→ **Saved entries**
◇ ◇ ◇ ◇ ◇

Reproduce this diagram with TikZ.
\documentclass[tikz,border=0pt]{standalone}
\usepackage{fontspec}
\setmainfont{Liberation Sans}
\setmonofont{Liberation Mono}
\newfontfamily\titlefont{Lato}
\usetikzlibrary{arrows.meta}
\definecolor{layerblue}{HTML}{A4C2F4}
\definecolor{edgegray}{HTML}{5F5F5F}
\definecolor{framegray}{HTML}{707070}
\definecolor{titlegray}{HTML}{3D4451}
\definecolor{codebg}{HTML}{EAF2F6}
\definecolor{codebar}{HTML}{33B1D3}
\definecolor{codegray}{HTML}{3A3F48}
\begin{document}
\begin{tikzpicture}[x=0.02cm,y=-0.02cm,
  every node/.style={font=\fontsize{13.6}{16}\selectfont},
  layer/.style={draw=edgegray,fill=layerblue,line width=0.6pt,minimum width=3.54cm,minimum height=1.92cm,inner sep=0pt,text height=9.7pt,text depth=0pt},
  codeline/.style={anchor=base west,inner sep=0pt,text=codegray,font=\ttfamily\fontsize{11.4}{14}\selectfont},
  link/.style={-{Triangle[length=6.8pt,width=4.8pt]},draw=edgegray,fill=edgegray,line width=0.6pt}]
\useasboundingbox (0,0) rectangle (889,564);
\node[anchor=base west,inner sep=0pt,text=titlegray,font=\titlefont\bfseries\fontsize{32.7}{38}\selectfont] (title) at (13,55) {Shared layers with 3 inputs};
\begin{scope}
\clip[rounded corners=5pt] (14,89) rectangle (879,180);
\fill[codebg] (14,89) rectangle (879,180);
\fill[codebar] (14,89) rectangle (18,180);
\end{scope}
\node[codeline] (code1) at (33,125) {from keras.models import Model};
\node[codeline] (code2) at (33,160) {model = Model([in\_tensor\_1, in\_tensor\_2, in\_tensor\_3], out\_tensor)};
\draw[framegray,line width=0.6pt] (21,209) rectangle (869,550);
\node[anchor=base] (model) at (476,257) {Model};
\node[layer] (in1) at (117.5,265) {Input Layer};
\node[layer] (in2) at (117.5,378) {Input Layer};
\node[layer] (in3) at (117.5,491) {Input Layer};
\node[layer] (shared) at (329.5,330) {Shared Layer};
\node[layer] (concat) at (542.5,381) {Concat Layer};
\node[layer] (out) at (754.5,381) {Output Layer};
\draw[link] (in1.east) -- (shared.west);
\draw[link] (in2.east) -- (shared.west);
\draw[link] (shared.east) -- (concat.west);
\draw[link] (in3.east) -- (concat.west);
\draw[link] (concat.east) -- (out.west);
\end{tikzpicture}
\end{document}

◇ ◇ ◇ ◇ ◇

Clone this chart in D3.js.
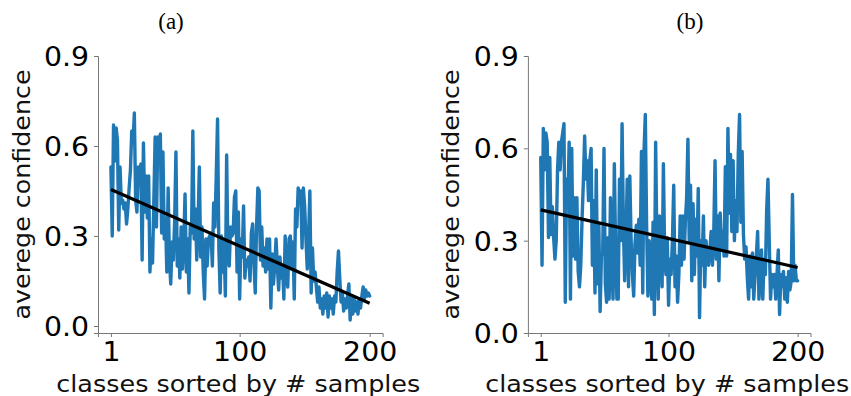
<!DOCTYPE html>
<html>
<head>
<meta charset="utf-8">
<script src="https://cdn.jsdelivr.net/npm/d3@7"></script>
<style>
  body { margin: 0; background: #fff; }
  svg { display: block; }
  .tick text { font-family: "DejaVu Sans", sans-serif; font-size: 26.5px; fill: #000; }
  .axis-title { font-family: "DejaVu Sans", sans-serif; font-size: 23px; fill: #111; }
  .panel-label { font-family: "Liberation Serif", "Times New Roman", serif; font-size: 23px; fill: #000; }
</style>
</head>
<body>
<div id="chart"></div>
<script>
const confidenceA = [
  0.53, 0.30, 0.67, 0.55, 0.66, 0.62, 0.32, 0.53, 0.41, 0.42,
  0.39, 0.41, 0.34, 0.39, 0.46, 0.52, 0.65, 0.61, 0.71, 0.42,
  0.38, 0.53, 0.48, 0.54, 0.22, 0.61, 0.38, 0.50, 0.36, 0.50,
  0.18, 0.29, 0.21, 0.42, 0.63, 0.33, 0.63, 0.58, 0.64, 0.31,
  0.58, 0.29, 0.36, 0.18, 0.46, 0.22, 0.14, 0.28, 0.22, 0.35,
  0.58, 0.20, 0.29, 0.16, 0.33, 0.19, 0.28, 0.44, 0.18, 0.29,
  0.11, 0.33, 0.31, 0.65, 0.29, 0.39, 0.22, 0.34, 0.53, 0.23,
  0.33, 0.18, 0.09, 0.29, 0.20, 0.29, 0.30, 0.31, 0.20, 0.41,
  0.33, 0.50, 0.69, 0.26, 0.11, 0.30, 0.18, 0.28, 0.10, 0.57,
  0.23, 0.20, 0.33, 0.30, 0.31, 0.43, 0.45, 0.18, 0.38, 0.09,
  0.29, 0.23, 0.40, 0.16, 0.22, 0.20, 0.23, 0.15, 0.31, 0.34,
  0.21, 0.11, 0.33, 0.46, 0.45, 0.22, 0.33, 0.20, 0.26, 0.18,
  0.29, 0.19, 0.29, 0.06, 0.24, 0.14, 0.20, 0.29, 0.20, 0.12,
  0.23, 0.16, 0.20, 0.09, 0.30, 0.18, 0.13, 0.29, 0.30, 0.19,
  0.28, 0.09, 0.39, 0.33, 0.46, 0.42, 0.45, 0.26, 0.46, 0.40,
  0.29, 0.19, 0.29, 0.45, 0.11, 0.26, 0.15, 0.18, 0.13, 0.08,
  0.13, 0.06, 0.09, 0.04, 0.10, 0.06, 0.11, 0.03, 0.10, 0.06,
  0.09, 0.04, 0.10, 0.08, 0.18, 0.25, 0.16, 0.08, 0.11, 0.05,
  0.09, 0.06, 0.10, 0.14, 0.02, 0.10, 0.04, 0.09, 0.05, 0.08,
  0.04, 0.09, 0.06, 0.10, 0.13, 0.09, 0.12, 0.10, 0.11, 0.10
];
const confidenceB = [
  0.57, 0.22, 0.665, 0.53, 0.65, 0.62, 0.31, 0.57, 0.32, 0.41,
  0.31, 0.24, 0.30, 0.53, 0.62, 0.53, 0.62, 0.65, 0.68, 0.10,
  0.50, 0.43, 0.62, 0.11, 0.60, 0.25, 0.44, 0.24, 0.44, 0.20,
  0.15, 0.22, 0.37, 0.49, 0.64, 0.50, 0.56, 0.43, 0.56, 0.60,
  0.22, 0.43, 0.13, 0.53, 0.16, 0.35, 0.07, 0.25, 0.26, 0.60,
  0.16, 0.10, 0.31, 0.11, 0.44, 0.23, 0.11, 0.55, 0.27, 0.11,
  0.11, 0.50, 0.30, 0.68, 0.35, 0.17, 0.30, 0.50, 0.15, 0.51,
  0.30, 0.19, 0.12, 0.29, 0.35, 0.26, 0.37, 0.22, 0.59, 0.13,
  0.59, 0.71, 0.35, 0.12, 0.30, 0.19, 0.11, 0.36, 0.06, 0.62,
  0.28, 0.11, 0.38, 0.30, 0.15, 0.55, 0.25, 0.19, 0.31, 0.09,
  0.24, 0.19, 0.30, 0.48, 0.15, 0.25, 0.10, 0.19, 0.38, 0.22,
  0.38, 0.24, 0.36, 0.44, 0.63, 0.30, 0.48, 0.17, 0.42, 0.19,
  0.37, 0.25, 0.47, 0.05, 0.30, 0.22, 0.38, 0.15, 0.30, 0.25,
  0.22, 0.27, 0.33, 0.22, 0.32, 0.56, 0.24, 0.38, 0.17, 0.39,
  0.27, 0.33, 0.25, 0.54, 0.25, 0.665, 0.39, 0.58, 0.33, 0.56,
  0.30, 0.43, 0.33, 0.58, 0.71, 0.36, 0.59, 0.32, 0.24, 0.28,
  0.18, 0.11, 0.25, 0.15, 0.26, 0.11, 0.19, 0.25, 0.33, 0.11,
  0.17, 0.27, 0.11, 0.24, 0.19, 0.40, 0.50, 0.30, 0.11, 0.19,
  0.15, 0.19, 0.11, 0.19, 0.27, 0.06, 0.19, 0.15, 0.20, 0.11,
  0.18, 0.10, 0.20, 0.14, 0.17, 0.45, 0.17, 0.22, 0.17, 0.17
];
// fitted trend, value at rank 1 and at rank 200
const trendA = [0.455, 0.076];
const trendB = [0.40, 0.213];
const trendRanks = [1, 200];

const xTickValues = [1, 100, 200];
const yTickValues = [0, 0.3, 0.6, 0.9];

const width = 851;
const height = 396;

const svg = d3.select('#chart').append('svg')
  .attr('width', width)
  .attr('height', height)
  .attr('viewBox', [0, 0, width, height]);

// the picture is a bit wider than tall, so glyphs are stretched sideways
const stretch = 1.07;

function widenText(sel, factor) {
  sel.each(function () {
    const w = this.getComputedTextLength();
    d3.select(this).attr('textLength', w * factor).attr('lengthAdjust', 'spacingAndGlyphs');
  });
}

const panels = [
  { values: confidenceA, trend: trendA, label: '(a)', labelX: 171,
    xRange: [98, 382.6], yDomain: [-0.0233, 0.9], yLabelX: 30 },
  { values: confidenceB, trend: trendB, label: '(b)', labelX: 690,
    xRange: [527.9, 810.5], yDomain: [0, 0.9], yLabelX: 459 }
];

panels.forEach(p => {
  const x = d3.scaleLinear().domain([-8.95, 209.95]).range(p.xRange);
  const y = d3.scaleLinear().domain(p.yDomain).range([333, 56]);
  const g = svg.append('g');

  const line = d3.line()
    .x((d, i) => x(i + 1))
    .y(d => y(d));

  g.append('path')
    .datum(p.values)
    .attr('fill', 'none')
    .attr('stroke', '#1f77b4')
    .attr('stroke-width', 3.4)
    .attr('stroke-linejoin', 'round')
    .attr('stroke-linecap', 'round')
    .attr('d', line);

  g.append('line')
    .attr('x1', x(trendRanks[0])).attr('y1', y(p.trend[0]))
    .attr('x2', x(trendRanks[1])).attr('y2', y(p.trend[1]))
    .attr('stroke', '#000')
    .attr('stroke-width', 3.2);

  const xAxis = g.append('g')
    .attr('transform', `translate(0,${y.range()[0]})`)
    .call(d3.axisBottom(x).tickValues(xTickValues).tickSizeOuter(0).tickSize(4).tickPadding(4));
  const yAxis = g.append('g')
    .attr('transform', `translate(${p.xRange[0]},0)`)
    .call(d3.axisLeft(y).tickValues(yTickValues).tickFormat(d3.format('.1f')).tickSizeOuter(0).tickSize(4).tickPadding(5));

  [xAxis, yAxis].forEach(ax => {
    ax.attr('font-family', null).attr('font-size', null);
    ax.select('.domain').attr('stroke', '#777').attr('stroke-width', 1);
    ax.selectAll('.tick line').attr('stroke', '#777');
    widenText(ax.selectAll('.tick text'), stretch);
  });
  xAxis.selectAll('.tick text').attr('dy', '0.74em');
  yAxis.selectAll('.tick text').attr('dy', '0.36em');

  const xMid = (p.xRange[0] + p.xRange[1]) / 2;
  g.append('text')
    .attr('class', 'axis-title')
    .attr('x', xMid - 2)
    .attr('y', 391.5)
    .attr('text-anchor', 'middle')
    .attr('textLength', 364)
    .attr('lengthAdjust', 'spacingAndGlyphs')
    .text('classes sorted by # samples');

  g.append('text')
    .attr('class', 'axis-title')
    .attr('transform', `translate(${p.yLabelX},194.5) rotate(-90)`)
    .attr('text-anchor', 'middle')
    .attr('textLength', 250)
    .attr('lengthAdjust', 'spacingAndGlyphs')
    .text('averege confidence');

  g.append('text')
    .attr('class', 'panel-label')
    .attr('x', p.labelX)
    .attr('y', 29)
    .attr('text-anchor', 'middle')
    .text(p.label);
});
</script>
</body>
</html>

◇ ◇ ◇ ◇ ◇

→ **Work to be completed**
Count the lines in the entries that hold the word "this", and give nothing but the total.

→ **The completed task**
4